El sistema, por llamarlo de algún modo, es entre caótico y arbitrario. El congreso no siempre financia los mismos departamentos en cada ley, y la duración de cada una de ellas no es necesariamente la misma. Los legisladores han tomado por costumbre, por ejemplo, financiar el departamento de defensa o de veteranos con una appropriation específica. Cosas como pensiones, sanidad se consideran gasto «obligatorio» (esto es, que es independiente de los presupuestos corrientes) y no necesitan appropriations. Cuando el congreso está cerca de llegar a un acuerdo pero no acaba de cuadrar cuentas, y los legisladores recureren una continuing resolution que prorroga el nivel de gasto actual durante unos meses.
Hay veces, sin embargo, que no se ponen de acuerdo sea entre ellos, sea con el ejecutivo, y el gobierno deja de tener los fondos para seguir operando. Dado que los funcionarios federales cobran de los presupuestos y que muchos servicios deben ver su financiación aprobada cada año, el gobierno federal, o algunos de sus departamentos, cierra las puertas sin más. Sólo los trabajadores que se consideran esenciales (cosas como controladores aéreos, seguridad fronteriza, gente que vigila reactores nucleares) siguen teniendo que ir al trabajo, pero lo hacen sin cobrar.
Que es donde estamos ahora, exactamente: llevamos 25 días con un parte significativa del gobierno federal está cerrado. 800.000 funcionarios están sin sueldo, más de 200.000 currando sin ver un duro (incluyendo los controladores aéreos, que deben estar de un humor estupendo, o la guardia costera), y sin que los políticos americanos parezcan estar de humor para remediarlo.
El conflicto es, como casi todas las batallas políticas de la era Trump, completamente absurdo.
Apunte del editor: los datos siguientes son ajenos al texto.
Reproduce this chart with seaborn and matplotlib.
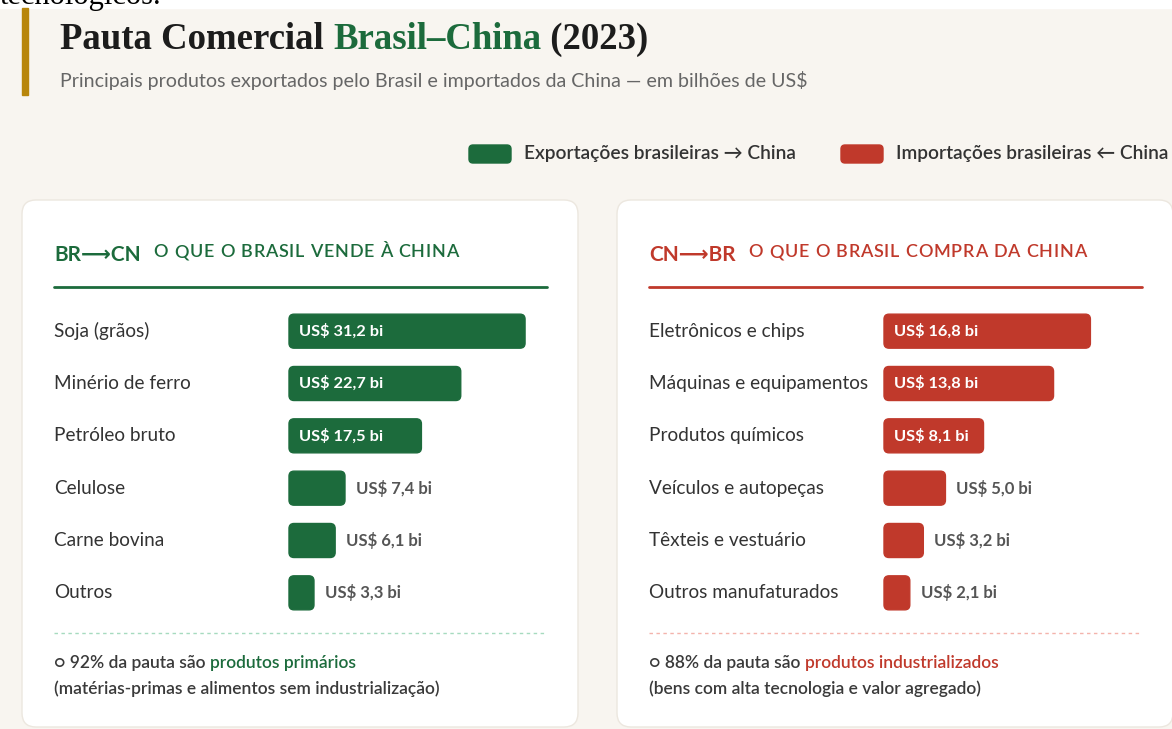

Antes de Navidad, tras la monumental derrota republicana en las legislativas al final de una campaña donde el presidente hizo de la inmigración su tema central, el senado aprobó la ley para financiar el gobierno federal de forma unánime. Trump amenazó con vetarla si no incluía 5.700 millones de dólares para financiar la construcción de 250 millas de muro en la frontera con México. La cámara de representantes, aún controlada por los republicanos (el nuevo congreso no tomó posesión hasta enero) aprobaron una versión de la ley que sí incorporaba ese dinero, pero los demócratas en el senado se negaron a aceptar el cambio. Dado que cualquier ley en la cámara alta necesita 60 votos a favor, el texto no fue aprobado, y el gobierno cerro justo antes de Navidad.
Han pasado más de tres semanas, y la cosa sigue exactamente igual. Trump dice que vetará cualquier ley que no incluya 5.700 millones para el muro. Los demócratas, que ahora controlan la cámara baja, dicen que no quieren negociar nada sobre muros hasta que se reabra el gobierno. Y el gobierno federal sigue cerrado por culpa de una partida de 5.700 millones dentro de unos presupuestos de 3,4 billones de dólares. Es absurdo, pero así es el gobierno de Estados Unidos en la era Trump.
Lo más ridículo de toda esta opereta, por cierto, es que todo el mundo sabe que en el congreso hay votos suficientes para aprobar unos presupuestos que no incluyen el muro. Los demócratas controlan la cámara de representantes y ya han votado a favor, y el senado aprobó hace tres semanas una ley así por unanimidad. El problema, en este caso, es el inefable Mitch McConnell, líder de la mayoría republicana en el senado, que se niega a permitir que el texto de la cámara baja se vote mientras que insiste que los demócratas tienen que negociar con Trump. Como de costumbre, los legisladores republicanos temen más la ira de sus bases que cualquier otra cosa, a pesar de que todos los sondeos culpan a Trump de este sainete. Trump, mientras tanto, no está negociando nada en absoluto; ni se ha dignado en ofrecer una contrapartida a los demócratas para conseguir a cambio los fondos para su muralla.
¿Cómo acabará esto? Hay dos escenarios posibles. El primero, más lógico, es que los republicanos en el senado se cansen de todo este jaleo y fuercen una votación. Trump puede amenazar con vetar la ley, pero dado el creciente malestar dentro de su partido es posible que sus colegas en el congreso le digan discretamente que pare de hacer el tonto o votarán con los demócratas para levantar el veto.
Dado que la política americana dejó la lógica atrás hace meses, es más probable que Trump se tire al monte y declare una emergencia nacional en la frontera, algo que le permitiría reasignar fondos de otras partidas a construir su pared en medio de la nada. El congreso entonces sacaría los presupuestos sin el muro, y llevaría a Trump a los tribunales, ya que la legalidad de declarar una emergencia así es más que dudosa. Trump podría decir que ha luchado por su murallita (y seguramente perdería en los tribunales) y todos contentos, aparte de lo de crear una crisis constitucional por una tontería, etcétera.
Lo dicho, todo lo que vemos es absurdo del todo. Es difícil hablar de política americana sin desesperarse.